I'm new to Swift so please let me know if I've missed something painful obvious. I have a class
that I want to pass by value to overload the +
operator.
The code won't work if I define the left argument lhs
as foo
but then it is immutable, and will work if lhs
is inout foo
, but then I have modified lhs
which I clearly do not want.
A quick breakdown of my class:
class foo<T: Numeric> {
/* Data */
/* Init Fn */
/* += definition */
static func + (lhs: foo, rhs: foo) -> foo {
do {
try lhs += rhs
return lhs
} catch {
/* Error Handling */
}
}
}
I come from a C++ background, so I am surprised that I am unable to pass the object by value if I choose.

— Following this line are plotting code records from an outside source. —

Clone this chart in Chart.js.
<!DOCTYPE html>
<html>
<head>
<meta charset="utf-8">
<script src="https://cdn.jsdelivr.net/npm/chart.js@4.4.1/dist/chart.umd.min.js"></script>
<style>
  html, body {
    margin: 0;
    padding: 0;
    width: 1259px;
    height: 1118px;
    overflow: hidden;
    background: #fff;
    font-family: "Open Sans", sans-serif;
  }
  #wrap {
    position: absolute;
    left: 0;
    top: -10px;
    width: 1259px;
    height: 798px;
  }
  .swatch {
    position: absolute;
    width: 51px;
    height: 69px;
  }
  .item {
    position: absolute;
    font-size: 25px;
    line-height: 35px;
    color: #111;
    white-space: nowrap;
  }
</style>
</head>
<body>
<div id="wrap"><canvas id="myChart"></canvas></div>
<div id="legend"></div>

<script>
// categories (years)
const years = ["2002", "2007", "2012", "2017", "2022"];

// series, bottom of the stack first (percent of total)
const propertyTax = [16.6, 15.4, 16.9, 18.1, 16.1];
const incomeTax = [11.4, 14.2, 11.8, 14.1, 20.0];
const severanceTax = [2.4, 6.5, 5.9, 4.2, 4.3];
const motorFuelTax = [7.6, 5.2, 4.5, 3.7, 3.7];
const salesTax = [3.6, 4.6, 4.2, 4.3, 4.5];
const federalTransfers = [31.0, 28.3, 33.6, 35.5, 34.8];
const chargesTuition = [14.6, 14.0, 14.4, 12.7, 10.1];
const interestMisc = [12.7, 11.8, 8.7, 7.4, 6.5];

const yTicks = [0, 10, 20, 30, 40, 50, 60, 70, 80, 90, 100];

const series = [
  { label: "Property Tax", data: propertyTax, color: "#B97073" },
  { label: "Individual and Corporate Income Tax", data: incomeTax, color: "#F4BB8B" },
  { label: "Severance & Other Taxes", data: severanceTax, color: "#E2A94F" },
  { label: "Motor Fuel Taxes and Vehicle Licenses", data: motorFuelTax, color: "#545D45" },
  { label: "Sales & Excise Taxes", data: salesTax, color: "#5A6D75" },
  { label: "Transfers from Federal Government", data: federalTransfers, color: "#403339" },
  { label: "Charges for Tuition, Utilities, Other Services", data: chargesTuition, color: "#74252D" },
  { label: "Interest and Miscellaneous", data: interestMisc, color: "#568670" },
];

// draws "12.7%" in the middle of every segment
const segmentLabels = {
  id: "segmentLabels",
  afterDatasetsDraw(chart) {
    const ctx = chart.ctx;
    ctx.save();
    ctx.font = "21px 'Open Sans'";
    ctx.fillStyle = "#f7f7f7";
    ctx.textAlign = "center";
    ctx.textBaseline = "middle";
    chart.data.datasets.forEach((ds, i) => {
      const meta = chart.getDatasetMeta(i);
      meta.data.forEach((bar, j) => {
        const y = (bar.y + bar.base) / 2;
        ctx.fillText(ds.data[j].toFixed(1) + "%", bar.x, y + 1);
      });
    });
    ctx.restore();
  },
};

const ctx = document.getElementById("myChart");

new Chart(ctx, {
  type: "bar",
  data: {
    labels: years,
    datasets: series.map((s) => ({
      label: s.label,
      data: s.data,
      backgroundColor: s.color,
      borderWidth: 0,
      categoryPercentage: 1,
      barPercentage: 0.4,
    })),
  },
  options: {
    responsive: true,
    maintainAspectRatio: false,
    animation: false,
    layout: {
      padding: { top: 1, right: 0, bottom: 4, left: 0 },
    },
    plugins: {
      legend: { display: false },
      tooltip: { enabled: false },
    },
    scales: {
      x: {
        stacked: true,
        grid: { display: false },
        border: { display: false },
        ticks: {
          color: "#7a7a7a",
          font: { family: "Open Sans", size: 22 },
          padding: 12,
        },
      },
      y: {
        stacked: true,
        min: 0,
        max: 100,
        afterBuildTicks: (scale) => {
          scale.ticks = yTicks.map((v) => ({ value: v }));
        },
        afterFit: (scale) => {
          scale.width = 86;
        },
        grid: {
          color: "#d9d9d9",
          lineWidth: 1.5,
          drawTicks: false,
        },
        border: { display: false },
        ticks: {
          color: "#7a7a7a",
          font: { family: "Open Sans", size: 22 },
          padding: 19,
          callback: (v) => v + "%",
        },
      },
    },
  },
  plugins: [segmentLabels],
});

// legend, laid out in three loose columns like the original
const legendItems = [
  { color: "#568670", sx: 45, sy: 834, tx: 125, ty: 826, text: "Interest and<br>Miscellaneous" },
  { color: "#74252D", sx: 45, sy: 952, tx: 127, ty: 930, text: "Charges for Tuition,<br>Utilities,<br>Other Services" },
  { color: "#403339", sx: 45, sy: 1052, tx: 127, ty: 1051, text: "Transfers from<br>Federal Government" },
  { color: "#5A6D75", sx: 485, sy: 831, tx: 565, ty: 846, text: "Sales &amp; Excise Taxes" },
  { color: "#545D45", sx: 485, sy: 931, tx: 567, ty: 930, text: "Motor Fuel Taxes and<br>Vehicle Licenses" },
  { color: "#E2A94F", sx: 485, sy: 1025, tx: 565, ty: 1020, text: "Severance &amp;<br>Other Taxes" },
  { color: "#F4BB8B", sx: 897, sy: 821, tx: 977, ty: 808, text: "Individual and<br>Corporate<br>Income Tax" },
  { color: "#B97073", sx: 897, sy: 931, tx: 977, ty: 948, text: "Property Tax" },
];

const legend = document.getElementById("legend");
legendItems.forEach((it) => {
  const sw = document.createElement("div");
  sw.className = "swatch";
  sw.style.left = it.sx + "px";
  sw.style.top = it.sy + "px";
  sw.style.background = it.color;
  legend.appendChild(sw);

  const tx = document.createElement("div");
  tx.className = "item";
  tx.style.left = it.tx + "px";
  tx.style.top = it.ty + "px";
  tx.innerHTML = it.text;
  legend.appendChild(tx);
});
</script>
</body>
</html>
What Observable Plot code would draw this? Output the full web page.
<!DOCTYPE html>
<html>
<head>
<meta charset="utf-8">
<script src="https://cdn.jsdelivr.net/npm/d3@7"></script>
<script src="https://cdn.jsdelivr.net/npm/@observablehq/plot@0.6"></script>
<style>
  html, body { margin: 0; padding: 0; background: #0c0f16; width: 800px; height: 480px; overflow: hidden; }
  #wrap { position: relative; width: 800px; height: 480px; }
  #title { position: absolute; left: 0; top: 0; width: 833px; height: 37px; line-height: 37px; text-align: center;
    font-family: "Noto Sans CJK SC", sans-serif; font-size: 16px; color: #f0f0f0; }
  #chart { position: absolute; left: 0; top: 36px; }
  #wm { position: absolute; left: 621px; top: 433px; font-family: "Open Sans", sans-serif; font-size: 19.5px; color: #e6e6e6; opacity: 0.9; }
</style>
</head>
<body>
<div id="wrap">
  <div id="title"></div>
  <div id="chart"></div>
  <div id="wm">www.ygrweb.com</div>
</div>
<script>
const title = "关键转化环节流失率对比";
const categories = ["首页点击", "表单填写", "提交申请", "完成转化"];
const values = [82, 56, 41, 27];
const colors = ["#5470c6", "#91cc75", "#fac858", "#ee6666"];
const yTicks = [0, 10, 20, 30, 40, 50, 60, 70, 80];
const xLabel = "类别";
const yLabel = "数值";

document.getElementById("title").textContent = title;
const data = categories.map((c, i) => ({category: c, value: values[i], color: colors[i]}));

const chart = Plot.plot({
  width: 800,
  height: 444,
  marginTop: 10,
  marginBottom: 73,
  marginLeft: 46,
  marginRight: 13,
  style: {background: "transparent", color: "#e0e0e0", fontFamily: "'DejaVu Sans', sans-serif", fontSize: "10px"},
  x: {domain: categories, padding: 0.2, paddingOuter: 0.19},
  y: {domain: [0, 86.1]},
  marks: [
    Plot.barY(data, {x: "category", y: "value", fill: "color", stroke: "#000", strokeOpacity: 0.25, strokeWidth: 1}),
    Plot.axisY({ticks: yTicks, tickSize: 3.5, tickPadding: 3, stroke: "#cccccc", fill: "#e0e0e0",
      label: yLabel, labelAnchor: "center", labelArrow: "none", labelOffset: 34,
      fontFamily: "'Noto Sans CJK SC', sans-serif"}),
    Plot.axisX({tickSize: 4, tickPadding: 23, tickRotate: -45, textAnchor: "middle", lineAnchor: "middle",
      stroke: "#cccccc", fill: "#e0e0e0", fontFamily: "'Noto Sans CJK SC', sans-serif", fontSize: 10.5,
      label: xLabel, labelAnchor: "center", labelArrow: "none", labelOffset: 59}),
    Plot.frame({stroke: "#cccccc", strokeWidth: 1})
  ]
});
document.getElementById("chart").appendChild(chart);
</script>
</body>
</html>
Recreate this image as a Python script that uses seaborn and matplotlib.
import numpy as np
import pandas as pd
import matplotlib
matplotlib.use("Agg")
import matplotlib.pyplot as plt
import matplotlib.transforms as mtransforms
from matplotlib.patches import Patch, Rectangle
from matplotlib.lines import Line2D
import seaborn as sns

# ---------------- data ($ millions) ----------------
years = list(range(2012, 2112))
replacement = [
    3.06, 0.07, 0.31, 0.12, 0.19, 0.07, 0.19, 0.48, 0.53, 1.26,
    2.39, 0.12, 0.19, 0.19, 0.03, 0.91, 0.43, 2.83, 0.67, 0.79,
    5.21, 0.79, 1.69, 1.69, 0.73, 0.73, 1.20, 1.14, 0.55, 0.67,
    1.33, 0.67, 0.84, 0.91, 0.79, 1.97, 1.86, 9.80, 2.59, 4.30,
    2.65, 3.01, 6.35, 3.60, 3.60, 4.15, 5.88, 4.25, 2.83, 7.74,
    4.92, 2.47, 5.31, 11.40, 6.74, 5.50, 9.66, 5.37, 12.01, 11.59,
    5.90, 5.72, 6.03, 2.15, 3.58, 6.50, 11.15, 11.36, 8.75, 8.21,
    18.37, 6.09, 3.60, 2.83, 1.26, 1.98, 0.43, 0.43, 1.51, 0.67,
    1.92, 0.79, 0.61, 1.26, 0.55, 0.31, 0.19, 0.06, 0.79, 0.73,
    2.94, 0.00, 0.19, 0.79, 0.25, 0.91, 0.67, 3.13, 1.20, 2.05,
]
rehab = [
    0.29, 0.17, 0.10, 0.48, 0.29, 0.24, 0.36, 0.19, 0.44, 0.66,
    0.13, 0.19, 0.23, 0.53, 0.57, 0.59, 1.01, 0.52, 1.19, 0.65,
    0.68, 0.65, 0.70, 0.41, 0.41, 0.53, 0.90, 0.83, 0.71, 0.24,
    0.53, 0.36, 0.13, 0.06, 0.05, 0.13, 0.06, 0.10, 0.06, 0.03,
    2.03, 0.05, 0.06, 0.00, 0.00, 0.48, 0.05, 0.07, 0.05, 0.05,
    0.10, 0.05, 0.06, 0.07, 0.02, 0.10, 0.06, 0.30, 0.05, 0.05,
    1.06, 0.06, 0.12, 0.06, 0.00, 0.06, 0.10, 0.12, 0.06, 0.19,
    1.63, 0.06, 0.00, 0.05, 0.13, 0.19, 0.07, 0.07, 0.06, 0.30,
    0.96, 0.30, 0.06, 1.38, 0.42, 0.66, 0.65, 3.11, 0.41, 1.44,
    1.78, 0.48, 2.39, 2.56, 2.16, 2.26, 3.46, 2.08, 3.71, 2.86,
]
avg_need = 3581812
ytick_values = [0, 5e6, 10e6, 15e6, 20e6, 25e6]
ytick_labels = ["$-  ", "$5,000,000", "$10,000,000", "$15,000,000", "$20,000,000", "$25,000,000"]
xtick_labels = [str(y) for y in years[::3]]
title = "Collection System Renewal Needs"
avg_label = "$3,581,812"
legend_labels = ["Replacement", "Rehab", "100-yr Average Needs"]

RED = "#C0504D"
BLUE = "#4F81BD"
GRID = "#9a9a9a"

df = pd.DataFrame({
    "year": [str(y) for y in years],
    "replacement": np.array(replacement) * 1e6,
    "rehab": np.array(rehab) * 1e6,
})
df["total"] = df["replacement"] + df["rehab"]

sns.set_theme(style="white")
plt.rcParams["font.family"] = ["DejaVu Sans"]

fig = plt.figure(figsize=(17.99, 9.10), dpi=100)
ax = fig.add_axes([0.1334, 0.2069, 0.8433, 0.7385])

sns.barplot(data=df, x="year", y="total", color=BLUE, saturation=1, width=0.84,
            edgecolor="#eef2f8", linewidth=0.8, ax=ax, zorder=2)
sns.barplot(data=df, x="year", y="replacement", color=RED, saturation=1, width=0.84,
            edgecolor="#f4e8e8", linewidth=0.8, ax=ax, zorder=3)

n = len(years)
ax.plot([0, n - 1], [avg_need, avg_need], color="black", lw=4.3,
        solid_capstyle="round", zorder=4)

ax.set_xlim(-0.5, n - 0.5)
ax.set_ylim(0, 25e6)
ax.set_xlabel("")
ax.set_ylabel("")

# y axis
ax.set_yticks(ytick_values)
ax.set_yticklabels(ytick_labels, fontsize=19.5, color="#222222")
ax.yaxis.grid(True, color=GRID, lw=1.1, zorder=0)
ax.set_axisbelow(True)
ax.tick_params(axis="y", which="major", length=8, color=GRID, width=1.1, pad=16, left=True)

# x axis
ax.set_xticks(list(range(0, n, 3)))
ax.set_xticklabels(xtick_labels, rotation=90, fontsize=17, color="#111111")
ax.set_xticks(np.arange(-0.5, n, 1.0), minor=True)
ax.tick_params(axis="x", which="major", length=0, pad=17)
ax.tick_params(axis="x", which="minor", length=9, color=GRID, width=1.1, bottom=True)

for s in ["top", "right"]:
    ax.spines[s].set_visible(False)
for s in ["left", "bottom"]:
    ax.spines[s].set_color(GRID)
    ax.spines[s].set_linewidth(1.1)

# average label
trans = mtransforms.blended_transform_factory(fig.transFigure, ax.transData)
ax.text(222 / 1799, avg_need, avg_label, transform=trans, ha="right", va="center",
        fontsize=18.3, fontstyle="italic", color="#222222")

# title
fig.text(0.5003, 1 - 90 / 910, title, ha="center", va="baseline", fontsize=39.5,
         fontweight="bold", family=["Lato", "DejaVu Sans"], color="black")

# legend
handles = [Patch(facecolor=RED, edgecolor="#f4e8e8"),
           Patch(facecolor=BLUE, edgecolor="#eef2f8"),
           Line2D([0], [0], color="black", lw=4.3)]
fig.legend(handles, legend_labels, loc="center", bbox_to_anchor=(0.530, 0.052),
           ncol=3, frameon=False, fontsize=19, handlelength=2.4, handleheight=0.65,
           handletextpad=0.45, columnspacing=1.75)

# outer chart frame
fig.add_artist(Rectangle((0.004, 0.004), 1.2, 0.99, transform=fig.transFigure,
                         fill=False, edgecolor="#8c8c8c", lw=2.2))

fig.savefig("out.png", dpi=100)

Following the question What are the basic rules and idioms for operator overloading?, in C++ this overloading method would expect the left argument to be passed by value and the right argument to be passed by const &
as shown below, but here I don't seem to have that option.
class X {
/* In Swift operators are not defined internally like this */
X& operator+=(const X& rhs) {
// actual addition of rhs to *this
return *this;
}
};
inline X operator+(X lhs, const X& rhs) {
lhs += rhs;
return lhs;
}
Is there a way that I don't know about, or is overloading done differently in Swift?
Any help would be greatly appreciated.